> **What is needed**: Give back exactly the lines from the beginning of the listing below to the line holding "const wiY = [110, 373, 633, 893, 1162];", both ends included; the pictures stay out.

> **Given data**:

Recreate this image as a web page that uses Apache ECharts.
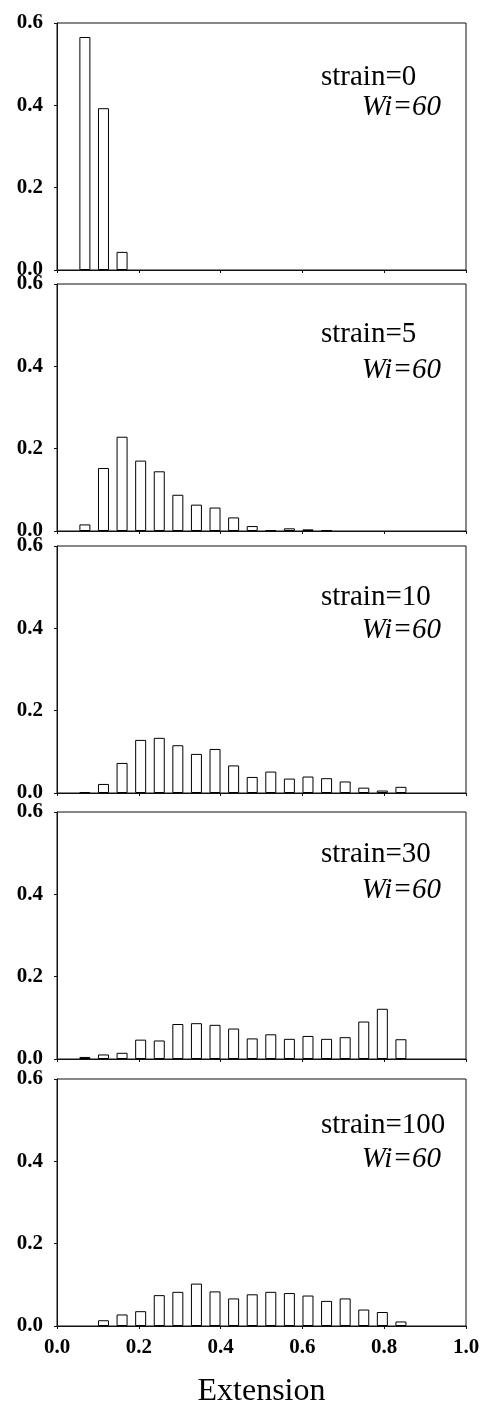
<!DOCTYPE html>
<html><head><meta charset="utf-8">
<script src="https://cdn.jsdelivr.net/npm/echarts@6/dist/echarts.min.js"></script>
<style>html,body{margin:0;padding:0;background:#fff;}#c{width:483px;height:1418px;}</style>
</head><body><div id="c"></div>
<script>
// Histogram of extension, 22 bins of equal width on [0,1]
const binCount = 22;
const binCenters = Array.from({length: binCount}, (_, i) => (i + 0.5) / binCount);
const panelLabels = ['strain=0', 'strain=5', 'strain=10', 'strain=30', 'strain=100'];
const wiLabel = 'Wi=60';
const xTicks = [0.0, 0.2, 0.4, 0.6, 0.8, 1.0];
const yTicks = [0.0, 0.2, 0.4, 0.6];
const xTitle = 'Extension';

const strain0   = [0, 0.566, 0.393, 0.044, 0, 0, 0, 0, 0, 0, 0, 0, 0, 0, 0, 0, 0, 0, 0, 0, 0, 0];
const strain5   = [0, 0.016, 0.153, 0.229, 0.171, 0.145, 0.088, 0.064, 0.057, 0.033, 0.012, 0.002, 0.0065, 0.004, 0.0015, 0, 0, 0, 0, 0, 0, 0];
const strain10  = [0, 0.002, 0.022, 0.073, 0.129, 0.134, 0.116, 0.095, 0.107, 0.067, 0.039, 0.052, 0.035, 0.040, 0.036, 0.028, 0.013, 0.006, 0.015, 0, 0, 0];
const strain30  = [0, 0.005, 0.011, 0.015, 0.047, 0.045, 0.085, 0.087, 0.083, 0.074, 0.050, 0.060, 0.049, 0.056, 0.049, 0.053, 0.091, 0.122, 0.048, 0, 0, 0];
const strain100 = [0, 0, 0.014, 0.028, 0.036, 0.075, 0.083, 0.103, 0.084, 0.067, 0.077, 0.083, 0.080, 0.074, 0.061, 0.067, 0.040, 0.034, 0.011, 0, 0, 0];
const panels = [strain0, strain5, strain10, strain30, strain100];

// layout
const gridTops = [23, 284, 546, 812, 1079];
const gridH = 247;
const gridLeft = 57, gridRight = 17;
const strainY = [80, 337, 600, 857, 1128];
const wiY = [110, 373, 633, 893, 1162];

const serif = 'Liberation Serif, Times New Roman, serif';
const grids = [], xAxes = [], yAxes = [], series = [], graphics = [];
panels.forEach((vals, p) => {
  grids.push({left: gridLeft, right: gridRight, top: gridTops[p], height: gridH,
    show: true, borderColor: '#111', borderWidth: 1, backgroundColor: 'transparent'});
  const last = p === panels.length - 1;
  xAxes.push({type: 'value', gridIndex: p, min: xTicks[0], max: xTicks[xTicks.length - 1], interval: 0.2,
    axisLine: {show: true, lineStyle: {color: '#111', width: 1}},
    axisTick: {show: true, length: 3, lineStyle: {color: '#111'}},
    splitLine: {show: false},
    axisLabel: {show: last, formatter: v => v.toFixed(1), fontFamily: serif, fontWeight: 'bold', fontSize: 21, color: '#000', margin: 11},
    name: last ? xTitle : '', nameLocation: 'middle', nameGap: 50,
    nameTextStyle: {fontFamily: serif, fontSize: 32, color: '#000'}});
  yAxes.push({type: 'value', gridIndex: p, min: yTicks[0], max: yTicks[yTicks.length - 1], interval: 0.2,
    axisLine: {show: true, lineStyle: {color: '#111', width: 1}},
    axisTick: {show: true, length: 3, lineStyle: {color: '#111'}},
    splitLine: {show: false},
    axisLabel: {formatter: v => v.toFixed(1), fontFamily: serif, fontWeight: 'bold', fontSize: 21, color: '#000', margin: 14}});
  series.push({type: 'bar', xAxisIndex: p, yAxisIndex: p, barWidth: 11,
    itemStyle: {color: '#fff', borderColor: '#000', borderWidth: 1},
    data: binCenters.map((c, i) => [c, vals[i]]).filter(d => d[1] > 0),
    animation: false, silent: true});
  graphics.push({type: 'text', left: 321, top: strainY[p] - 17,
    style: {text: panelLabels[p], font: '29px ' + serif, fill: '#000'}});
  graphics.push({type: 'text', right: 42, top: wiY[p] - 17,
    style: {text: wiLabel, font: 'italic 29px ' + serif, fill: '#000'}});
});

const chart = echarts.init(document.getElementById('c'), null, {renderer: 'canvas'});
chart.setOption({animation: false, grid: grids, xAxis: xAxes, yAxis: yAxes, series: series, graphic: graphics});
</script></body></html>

> **Output below**:
Recreate this image as a web page that uses Apache ECharts.
<!DOCTYPE html>
<html><head><meta charset="utf-8">
<script src="https://cdn.jsdelivr.net/npm/echarts@6/dist/echarts.min.js"></script>
<style>html,body{margin:0;padding:0;background:#fff;}#c{width:483px;height:1418px;}</style>
</head><body><div id="c"></div>
<script>
// Histogram of extension, 22 bins of equal width on [0,1]
const binCount = 22;
const binCenters = Array.from({length: binCount}, (_, i) => (i + 0.5) / binCount);
const panelLabels = ['strain=0', 'strain=5', 'strain=10', 'strain=30', 'strain=100'];
const wiLabel = 'Wi=60';
const xTicks = [0.0, 0.2, 0.4, 0.6, 0.8, 1.0];
const yTicks = [0.0, 0.2, 0.4, 0.6];
const xTitle = 'Extension';

const strain0   = [0, 0.566, 0.393, 0.044, 0, 0, 0, 0, 0, 0, 0, 0, 0, 0, 0, 0, 0, 0, 0, 0, 0, 0];
const strain5   = [0, 0.016, 0.153, 0.229, 0.171, 0.145, 0.088, 0.064, 0.057, 0.033, 0.012, 0.002, 0.0065, 0.004, 0.0015, 0, 0, 0, 0, 0, 0, 0];
const strain10  = [0, 0.002, 0.022, 0.073, 0.129, 0.134, 0.116, 0.095, 0.107, 0.067, 0.039, 0.052, 0.035, 0.040, 0.036, 0.028, 0.013, 0.006, 0.015, 0, 0, 0];
const strain30  = [0, 0.005, 0.011, 0.015, 0.047, 0.045, 0.085, 0.087, 0.083, 0.074, 0.050, 0.060, 0.049, 0.056, 0.049, 0.053, 0.091, 0.122, 0.048, 0, 0, 0];
const strain100 = [0, 0, 0.014, 0.028, 0.036, 0.075, 0.083, 0.103, 0.084, 0.067, 0.077, 0.083, 0.080, 0.074, 0.061, 0.067, 0.040, 0.034, 0.011, 0, 0, 0];
const panels = [strain0, strain5, strain10, strain30, strain100];

// layout
const gridTops = [23, 284, 546, 812, 1079];
const gridH = 247;
const gridLeft = 57, gridRight = 17;
const strainY = [80, 337, 600, 857, 1128];
const wiY = [110, 373, 633, 893, 1162];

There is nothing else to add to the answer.